Before, in Ogun State, we only know of the Asero Mill, we are in Atan in Ijebu North East local government, some days back where we have a 15 tonnes per hour rice mill. We have a functioning rice mill in Sawonjo and two in Eggua. Private sector participation is equally good. We have an investor in the state that is already establishing rice mill with a capacity of 100 tonnes per day, so that we don’t need to go outside the state sourcing for padding, as we are producing, we are also supporting infrastructure. Everybody that is producing has an off taker already. If you sum up the rice in those locations, it is not what we can consume in the state alone, because we want our young people to also benefit from the business of rice.

Rice is a big business. Everything about it is for money making. It is a long value chain.

What is the ministry doing to mitigate the effect of COVID-19 pandemic on agriculture in the state?

What we did as a state was to have a COVID-19 response strategy for agriculture. By the time we heard of it, we developed a strategy. When you visit any of our inputs agencies, you will find inputs there. We have inputs in all our centres, where farmers access them and get information on agriculture mechanisation. We have the strategy developed by the state that will continue to move agriculture forward outside the pandemic.

We are supporting and implementing it. We are supporting food processing and production location across the state, either government or private, so that they can go to work and be COVID-19 compliant.

In the Ministry of Agriculture, we have the COVID-19 team. They go round to support people on how to work during this time. We are ready for any food challenge that might arise as a result of the pandemic.

We are linking our farmers to seed and planting materials of biofortified crops of Vitamin A cassava and maize so that they can grow and eat them to boost immunity and also do business with it.

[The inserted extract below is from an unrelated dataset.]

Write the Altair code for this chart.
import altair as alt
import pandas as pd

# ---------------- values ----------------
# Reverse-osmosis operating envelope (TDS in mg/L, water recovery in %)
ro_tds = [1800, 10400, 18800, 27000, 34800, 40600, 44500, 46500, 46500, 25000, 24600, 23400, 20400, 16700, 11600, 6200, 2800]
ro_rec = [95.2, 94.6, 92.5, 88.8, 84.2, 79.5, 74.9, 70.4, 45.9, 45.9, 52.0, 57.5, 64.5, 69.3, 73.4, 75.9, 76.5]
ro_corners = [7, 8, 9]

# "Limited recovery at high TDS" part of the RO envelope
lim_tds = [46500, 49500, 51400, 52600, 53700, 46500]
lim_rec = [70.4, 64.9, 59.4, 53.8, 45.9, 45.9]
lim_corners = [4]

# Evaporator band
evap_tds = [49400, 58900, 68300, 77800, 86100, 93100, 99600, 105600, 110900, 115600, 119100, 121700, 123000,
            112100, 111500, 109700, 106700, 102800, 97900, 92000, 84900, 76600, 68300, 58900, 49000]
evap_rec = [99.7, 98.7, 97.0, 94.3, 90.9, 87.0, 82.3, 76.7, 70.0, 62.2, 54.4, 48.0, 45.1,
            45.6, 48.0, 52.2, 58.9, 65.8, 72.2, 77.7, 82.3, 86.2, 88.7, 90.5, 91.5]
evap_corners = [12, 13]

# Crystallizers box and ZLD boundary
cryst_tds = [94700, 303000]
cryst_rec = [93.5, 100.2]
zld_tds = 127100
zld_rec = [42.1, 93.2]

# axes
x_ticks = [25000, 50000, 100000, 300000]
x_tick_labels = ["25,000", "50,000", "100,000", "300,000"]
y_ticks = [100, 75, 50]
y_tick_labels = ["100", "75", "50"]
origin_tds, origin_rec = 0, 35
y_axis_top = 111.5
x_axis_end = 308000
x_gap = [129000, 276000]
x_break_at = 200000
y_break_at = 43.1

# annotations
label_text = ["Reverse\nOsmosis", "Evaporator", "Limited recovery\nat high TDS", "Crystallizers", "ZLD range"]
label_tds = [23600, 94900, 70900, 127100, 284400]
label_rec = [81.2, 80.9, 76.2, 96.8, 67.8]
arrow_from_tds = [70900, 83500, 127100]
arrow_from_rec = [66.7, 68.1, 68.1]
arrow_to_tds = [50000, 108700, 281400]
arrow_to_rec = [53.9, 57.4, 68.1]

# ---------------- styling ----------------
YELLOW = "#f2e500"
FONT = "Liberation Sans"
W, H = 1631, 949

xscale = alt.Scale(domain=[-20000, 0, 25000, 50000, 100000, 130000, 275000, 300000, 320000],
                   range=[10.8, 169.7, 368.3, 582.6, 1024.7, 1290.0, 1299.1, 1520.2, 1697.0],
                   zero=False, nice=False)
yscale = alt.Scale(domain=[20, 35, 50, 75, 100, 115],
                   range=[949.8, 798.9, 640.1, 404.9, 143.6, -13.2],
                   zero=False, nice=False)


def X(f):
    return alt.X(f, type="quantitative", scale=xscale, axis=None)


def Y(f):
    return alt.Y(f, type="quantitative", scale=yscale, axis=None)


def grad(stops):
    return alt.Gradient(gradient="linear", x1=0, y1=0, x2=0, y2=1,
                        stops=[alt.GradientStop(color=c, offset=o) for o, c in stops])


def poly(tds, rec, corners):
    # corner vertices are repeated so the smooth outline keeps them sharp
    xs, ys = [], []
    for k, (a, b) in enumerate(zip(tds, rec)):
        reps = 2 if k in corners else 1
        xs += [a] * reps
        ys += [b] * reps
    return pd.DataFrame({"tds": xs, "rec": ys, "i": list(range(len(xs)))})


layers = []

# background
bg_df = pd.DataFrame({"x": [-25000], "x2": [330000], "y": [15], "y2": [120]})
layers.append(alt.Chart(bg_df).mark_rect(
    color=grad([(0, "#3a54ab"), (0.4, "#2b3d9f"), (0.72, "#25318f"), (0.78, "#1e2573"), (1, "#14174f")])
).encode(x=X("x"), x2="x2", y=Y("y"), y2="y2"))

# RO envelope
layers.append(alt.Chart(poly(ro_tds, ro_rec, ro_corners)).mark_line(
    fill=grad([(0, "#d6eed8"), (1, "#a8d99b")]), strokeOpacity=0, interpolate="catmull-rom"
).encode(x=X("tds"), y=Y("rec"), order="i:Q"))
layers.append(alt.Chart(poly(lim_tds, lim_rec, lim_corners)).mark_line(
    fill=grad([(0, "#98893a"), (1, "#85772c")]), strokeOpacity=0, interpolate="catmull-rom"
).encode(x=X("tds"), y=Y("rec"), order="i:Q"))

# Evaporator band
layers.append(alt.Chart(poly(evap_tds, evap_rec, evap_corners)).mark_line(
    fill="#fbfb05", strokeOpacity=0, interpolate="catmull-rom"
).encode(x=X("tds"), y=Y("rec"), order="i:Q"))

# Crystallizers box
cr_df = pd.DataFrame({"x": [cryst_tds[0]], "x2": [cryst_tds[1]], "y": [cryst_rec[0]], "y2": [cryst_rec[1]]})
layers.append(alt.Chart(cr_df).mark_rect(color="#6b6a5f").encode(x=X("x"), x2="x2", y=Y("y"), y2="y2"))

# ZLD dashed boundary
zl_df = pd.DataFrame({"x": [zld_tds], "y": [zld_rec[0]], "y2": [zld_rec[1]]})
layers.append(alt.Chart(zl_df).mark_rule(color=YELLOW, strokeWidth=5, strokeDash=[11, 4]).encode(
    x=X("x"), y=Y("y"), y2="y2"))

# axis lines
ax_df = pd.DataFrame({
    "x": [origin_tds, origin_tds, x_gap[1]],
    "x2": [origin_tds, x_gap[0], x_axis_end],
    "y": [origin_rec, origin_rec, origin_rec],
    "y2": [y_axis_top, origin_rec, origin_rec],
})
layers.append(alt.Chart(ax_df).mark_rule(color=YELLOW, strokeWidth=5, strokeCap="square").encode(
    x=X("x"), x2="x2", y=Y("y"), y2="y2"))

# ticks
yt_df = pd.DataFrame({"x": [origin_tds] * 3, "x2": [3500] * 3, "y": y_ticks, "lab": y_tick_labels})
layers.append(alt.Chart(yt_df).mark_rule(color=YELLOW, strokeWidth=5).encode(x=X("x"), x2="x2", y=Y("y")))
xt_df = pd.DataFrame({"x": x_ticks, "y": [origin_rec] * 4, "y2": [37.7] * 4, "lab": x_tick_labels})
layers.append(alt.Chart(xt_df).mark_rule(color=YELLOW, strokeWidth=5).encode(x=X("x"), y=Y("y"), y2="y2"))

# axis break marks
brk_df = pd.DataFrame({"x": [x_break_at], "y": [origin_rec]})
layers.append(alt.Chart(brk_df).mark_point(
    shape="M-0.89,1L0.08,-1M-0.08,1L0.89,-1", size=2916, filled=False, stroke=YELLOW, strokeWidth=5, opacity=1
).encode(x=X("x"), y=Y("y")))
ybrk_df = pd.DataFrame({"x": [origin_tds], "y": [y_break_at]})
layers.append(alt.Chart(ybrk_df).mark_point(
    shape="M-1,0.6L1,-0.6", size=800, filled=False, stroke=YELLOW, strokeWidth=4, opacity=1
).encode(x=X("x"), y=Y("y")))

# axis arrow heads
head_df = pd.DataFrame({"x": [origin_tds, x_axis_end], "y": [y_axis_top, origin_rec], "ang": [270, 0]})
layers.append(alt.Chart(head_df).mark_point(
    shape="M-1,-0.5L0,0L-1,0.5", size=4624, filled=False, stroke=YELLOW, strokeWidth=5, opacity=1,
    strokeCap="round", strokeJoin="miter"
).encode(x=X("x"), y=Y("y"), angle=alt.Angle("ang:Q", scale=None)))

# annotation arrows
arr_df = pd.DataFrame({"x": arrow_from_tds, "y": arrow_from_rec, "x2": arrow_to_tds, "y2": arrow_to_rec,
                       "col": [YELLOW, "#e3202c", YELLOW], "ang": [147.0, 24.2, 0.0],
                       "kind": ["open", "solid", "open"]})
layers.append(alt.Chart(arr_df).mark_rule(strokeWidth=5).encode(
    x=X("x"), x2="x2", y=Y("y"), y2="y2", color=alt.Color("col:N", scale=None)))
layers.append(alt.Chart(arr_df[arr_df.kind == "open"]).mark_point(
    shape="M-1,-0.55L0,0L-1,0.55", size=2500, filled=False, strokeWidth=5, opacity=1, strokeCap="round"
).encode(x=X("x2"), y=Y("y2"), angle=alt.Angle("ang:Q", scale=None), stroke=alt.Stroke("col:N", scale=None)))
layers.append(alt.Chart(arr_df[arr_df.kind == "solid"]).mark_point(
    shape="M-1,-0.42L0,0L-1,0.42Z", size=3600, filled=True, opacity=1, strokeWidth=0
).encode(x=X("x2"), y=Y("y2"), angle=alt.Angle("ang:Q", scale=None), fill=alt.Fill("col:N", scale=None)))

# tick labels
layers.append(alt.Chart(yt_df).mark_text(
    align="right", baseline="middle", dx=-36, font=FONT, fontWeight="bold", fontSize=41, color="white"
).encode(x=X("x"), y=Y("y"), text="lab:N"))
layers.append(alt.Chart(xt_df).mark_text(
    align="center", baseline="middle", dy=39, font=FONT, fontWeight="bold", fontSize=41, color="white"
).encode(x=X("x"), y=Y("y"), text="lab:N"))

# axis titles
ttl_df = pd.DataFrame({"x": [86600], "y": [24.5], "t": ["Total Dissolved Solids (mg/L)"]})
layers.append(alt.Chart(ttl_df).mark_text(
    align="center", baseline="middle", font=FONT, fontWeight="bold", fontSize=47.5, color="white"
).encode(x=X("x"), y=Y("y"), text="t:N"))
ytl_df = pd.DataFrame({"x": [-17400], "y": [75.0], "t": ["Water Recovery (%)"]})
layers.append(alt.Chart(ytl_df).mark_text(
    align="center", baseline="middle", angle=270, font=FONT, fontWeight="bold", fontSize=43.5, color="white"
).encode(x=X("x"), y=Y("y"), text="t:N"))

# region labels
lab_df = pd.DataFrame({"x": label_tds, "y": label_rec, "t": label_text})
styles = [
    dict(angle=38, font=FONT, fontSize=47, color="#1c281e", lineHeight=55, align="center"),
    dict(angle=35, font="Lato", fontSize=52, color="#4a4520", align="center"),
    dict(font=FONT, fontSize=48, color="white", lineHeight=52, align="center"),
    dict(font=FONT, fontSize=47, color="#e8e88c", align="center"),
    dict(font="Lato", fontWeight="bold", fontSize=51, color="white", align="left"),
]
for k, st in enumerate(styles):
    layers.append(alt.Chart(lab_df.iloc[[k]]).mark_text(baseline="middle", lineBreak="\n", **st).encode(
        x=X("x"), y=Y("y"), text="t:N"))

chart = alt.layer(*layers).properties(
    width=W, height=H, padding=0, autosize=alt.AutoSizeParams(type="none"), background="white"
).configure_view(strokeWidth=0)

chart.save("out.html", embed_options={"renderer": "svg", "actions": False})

The governor initiated and approved the Food Security Covid-19 response plan to include support to all food production and processing locations in the state in this pandemic period

He also approved training of more young people in all LGs in profitable agricultural value chain opportunities so that they can be part of our collective response to the anticipated pandemic induced food challenges.

The state is focussing on all agricultural assets of dams, silos and Irrigation, farm resources of farm settlements as response strategy to COVID-19.

How is poultry business in the state?

Ogun state is actually number one in poultry, fishing and aquaculture. We are actually the poultry and aquaculture hub in the country. The largest aquaculture in West Africa is in Eriwe. As for broiler production, we are the largest producer. What stand us out as a state in poultry was our intervention strategy in poultry production. We started our own intervention with 1,000 broilers per participant with each of them expected to make profit between N150,000 to N160,000 in six weeks and they will run it six rounds in a year in one location at Odeda farm settlement alone, while other activities are on going. We are supporting them as commercial producer by next year and bring in more participants. We have done the first, second rounds while waiting for the third. The implication is that we are doing the pilot with 54 young farmers and each round they will raise 54,000 broilers. As an implications of the success in the poultry pilot phase we now have 9000 applications from young people who want to participate.